Columna publicada en La Tercera, 29.04.2015

Contra todo pronóstico, un súbito espíritu de consenso se ha ido apoderando de los dirigentes de la Nueva Mayoría. En efecto, quienes construyeron su discurso a partir de la crítica radical a las lógicas de la transición, parecen hoy muy entusiasmados frente a un nuevo acuerdo: el pacto de silencio. Sólo así podemos dar cuenta de las explicaciones absurdas que seguimos escuchando respecto de las boletas emitidas, o de la extraña ratificación del director del Servicio de Impuestos Internos, que está involucrado en el caso. Así, la vieja Concertación ha triunfado cuando menos se la esperaba: la vieja política vuelve por sus fueros. Hay, eso sí, una diferencia relevante: si ayer los acuerdos se explicaban por la fragilidad de una democracia en ciernes, las motivaciones actuales son -¿cómo decirlo?- un poco más pedestres. Así, mientras la Concertación logró conducir con éxito un cambio de régimen político, la Nueva Mayoría nos legará el blanqueo del financiamiento ilegal. Toda una proeza.

La paradoja es, cuando menos, curiosa, y puede explicarse de muchas maneras. La más evidente es, desde luego, el instinto de autoprotección de una clase política que se siente amenazada y -salvo honrosas excepciones- no sabe cómo reaccionar. Pero el miedo no es buen consejero, y por momentos los dirigentes ni siquiera advierten las contradicciones en las que incurren. La más llamativa es la siguiente: al mismo tiempo que todos los actores relevantes reconocen que hay un problema serio de financiamiento, nadie admite haber incurrido en faltas (¿?). Otras veces, éstas se esconden simplemente bajo el manto de la responsabilidad colectiva (Jorge Pizarro, por ejemplo, presidente de la DC, y cuyo hijo, que es funcionario público, emitió millonarias boletas a SQM, ha afirmado que “todos, de una u otra forma, hemos infringido las normas”; lo que en castellano significa que nadie es responsable).

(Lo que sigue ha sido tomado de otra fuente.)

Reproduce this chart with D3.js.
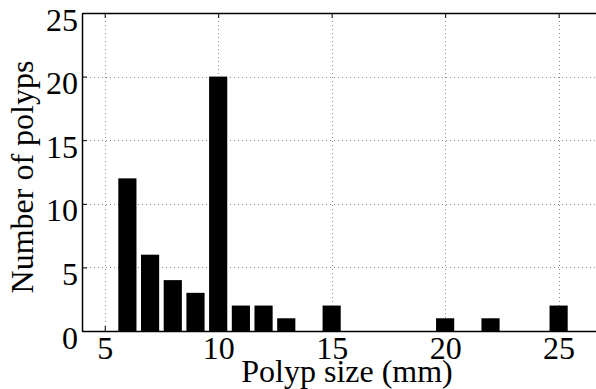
<!DOCTYPE html>
<html>
<head>
<meta charset="utf-8">
<script src="https://cdn.jsdelivr.net/npm/d3@7"></script>
<style>
  html, body { margin: 0; padding: 0; background: #fff; }
  svg { display: block; }
  text { font-family: "Liberation Serif", "Times New Roman", serif; fill: #000; }
</style>
</head>
<body>
<svg id="chart" width="596" height="389"></svg>
<script>
// Polyp size histogram data
const sizes  = [6, 7, 8, 9, 10, 11, 12, 13, 15, 20, 22, 25];
const counts = [12, 6, 4, 3, 20, 2, 2, 1, 2, 1, 1, 2];
const xTicks = [5, 10, 15, 20, 25];
const yTicks = [0, 5, 10, 15, 20, 25];

const FONT = '"Liberation Serif", "Times New Roman", serif';
const FS = "32px";

const svg = d3.select("#chart");
const box = { left: 82, top: 13, right: 604, bottom: 331 };

const x = d3.scaleLinear().domain([4, 27]).range([box.left, box.right]);
const y = d3.scaleLinear().domain([0, 25]).range([box.bottom, box.top]);
const barW = x(0.8) - x(0);

// dotted grid
const grid = svg.append("g").attr("stroke", "#888").attr("stroke-width", 1)
  .attr("stroke-dasharray", "1,3");
grid.selectAll(".gx").data(xTicks).join("line")
  .attr("x1", d => Math.round(x(d)) + 0.5).attr("x2", d => Math.round(x(d)) + 0.5)
  .attr("y1", box.top).attr("y2", box.bottom);
grid.selectAll(".gy").data(yTicks.filter(d => d > 0 && d < 25)).join("line")
  .attr("y1", d => Math.round(y(d)) + 0.5).attr("y2", d => Math.round(y(d)) + 0.5)
  .attr("x1", box.left).attr("x2", 596);

// bars
svg.append("g").selectAll("rect").data(sizes).join("rect")
  .attr("x", d => x(d) - barW / 2)
  .attr("width", barW)
  .attr("y", (d, i) => y(counts[i]))
  .attr("height", (d, i) => y(0) - y(counts[i]))
  .attr("fill", "#000");

// axes with inward ticks
const xAxisB = d3.axisBottom(x).tickValues(xTicks).tickSizeInner(-5).tickSizeOuter(0);
const xAxisT = d3.axisTop(x).tickValues(xTicks).tickSizeInner(-5).tickSizeOuter(0).tickFormat("");
const yAxisL = d3.axisLeft(y).tickValues(yTicks).tickSizeInner(-5).tickSizeOuter(0);

const gb = svg.append("g").attr("transform", `translate(0,${box.bottom})`).call(xAxisB);
const gt = svg.append("g").attr("transform", `translate(0,${box.top})`).call(xAxisT);
const gl = svg.append("g").attr("transform", `translate(${box.left},0)`).call(yAxisL);

[gb, gt, gl].forEach(g => {
  g.attr("font-family", null).attr("font-size", null);
  g.select(".domain").attr("stroke", "#000").attr("stroke-width", 1.5);
  g.selectAll(".tick line").attr("stroke", "#000");
  g.selectAll("text").style("font-family", FONT).style("font-size", FS).attr("fill", "#000");
});
gl.selectAll(".tick text").attr("x", -4).attr("dy", "17px");
gb.selectAll(".tick text").attr("y", 28).attr("dy", 0);

// axis titles
svg.append("text")
  .attr("x", 347).attr("y", 382)
  .attr("text-anchor", "middle")
  .style("font-family", FONT).style("font-size", FS)
  .text("Polyp size (mm)");

svg.append("text")
  .attr("transform", "translate(33,177) rotate(-90)")
  .attr("text-anchor", "middle")
  .style("font-family", FONT).style("font-size", FS)
  .text("Number of polyps");
</script>
</body>
</html>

Es evidente que un ambiente permisivo favorece cierto tipo de comportamiento, y también es obvio que los chilenos no nos caracterizamos por un respeto religioso a las reglas. Con todo, refugiarse en la responsabilidad colectiva es la peor de las respuestas posibles frente a la crisis, porque en rigor no es tanto una respuesta como una manera más o menos solapada de arrancar. Hannah Arendt llamaba la atención sobre este punto: cuando renunciamos a ejercer el juicio individual, cuando renunciamos a seguir nuestra conciencia y asumir nuestras responsabilidades bajo la excusa del conformismo generalizado, estamos renunciando a nuestras facultades propiamente políticas: los borregos no suelen fundar ciudades. Dicho de otro modo, una democracia cuyos dirigentes diluyen sus propias responsabilidades en supuestos males colectivos para exculparse es una democracia de papel, porque ésta sólo existe en la medida que haya líderes dispuestos a encarnarla y vivir sus exigencias. Hasta ahora, los políticos parecen más preocupados de salvar su pellejo que de identificar la naturaleza y profundidad de estos peligros. El desafío está allí, disponible para quien quiera asumirlo.